The first land survey in the county took place in 1784 on behalf of John Allison who had a warrant on 11,000 acres of land in the area. Adam O'Brien, an Indian scout and noted hunter, was part of the survey party. 7,000 acres of Allison's land were purchased by John Sutton of Alexandria, Virginia. His son, John D. Sutton, visited the area in 1798 and found a small, abandoned cabin on the land. He learned that John (or Adam) O'Brien once lived in the hollow of a large sycamore tree in the area around present day Sutton in 1773, but he never did discover who had built the cabin.

The county's first permanent English settlers were the Carpenter family, including brothers Jeremiah, Benjamin, Jesse and Amos, and their mother. They arrived in 1789 or 1790 and built a cabin at the mouth of the Holly River.

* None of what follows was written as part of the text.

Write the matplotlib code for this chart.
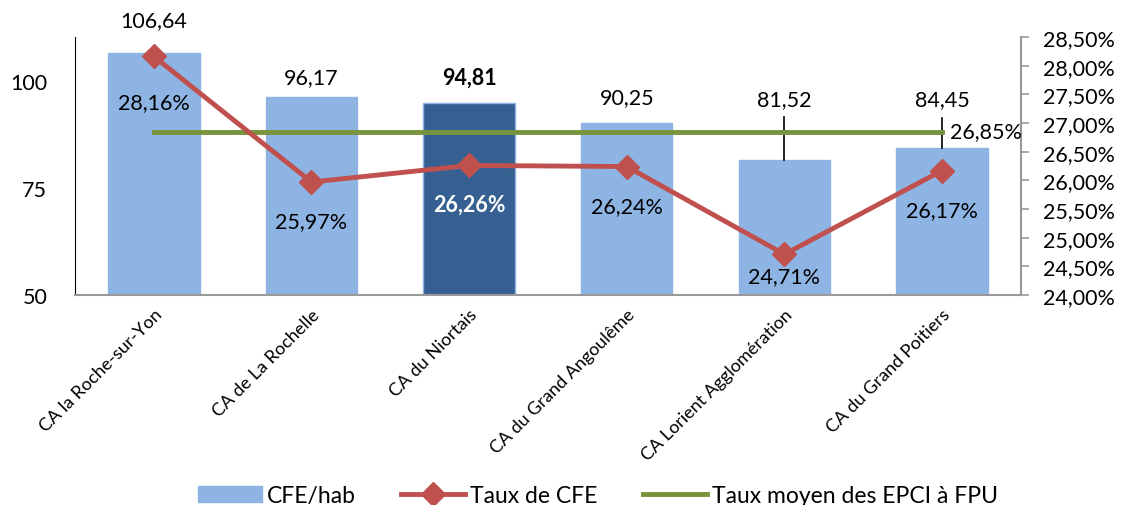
import matplotlib
matplotlib.use("Agg")
import matplotlib.pyplot as plt
import numpy as np

plt.rcParams['font.family'] = ['Lato', 'DejaVu Sans']

# Data
categories = ["CA la Roche-sur-Yon", "CA de La Rochelle", "CA du Niortais",
              "CA du Grand Angoulême", "CA Lorient Agglomération", "CA du Grand Poitiers"]
cfe_hab = [106.64, 96.17, 94.81, 90.25, 81.52, 84.45]
taux_cfe = [28.16, 25.97, 26.26, 26.24, 24.71, 26.17]
taux_moyen = 26.85
highlight = 2  # CA du Niortais

# Colours
LIGHT = '#8EB4E3'
DARK = '#366092'
RED = '#C0504D'
GREEN = '#77933C'


def fmt(v, dec=2):
    return f"{v:.{dec}f}".replace('.', ',')


fig = plt.figure(figsize=(11.28, 5.06), dpi=100)
ax = fig.add_axes([0.0665, 0.415, 0.8385, 0.51])
ax2 = ax.twinx()

x = np.arange(len(categories))
colors = [DARK if i == highlight else LIGHT for i in x]
ax.bar(x, cfe_hab, width=0.58, color=colors, edgecolor=LIGHT, linewidth=1.0,
       label='CFE/hab', zorder=2)
ax.set_ylim(50, 110.3)
ax.set_xlim(-0.5, len(categories) - 0.5)
ax.set_yticks([50, 75, 100])
ax.tick_params(axis='y', length=0, labelsize=15.5, pad=20)
ax.set_xticks(x)
ax.set_xticklabels(categories, rotation=45, ha='right', rotation_mode='anchor',
                   fontsize=13)
ax.tick_params(axis='x', length=0, pad=8)
for s in ['top', 'right']:
    ax.spines[s].set_visible(False)
ax.spines['left'].set_color('black')
ax.spines['bottom'].set_color('#999999')
ax.spines['bottom'].set_linewidth(1.5)

# Secondary axis
ax2.plot(x, taux_cfe, color=RED, linewidth=3.5, marker='D', markersize=12,
         label='Taux de CFE', zorder=4)
ax2.plot(x, [taux_moyen] * len(x), color=GREEN, linewidth=3.5,
         label='Taux moyen des EPCI à FPU', zorder=3)
ax2.set_ylim(24, 28.5)
ax2.set_yticks(np.arange(24, 28.51, 0.5))
ax2.set_yticklabels([fmt(v) + '%' for v in np.arange(24, 28.51, 0.5)])
ax2.tick_params(axis='y', direction='out', length=6, color='#999999', width=1.2,
                labelsize=15.5, pad=10)
for s in ['top', 'left', 'bottom']:
    ax2.spines[s].set_visible(False)
ax2.spines['right'].set_color('#999999')
ax2.spines['right'].set_linewidth(1.5)
ax.set_zorder(1)
ax2.set_zorder(2)
ax2.patch.set_visible(False)

# Bar value labels (pixel offsets above the bar top)
bar_offsets = [33, 20, 26, 26, 61, 48]
for i, v in enumerate(cfe_hab):
    ax.annotate(fmt(v), (i, v), xytext=(0, bar_offsets[i]), textcoords='offset pixels',
                ha='center', va='center', fontsize=15.5,
                fontweight='bold' if i == highlight else 'normal', zorder=5)
# Leader lines for the two labels placed far from the bars
for i in [4, 5]:
    ax.plot([i, i], [cfe_hab[i], cfe_hab[i] + (bar_offsets[i] - 18) / 4.28],
            color='black', linewidth=1.2, zorder=5)

# Rate labels (pixel offsets below the marker)
rate_offsets = [-46, -39, -39, -40, -22, -40]
for i, v in enumerate(taux_cfe):
    ax2.annotate(fmt(v) + '%', (i, v), xytext=(0, rate_offsets[i]),
                 textcoords='offset pixels', ha='center', va='center', fontsize=15.5,
                 color='white' if i == highlight else 'black',
                 fontweight='bold' if i == highlight else 'normal', zorder=6)
ax2.annotate(fmt(taux_moyen) + '%', (len(x) - 1, taux_moyen), xytext=(8, 0),
             textcoords='offset pixels', ha='left', va='center', fontsize=15.5, zorder=6)

# Legend
h1, l1 = ax.get_legend_handles_labels()
h2, l2 = ax2.get_legend_handles_labels()
fig.legend(h1 + h2, l1 + l2, loc='center', bbox_to_anchor=(0.53, 0.018), ncol=3,
           frameon=False, fontsize=16.5, handlelength=2.8, columnspacing=2.0,
           handletextpad=0.2, borderpad=0)

fig.savefig('out.png', dpi=100)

Less than a year later, Benjamin Carpenter and his wife were killed by two Indians who were passing through the area. In 1800, Jeremiah and Henry Mace settled near present day Sutton. In 1807, Colonel John Haymond moved from Harrison county and settled near the Falls of the Little Kanawha. His three brothers, Benjamin, Daniel, and John Conrad, settled three miles south of him. Also in that year, Nicholas Gibson and Asa Squires moved into the county. In 1810, John D. Sutton moved to the present site of Sutton, which at the time was known as Newville.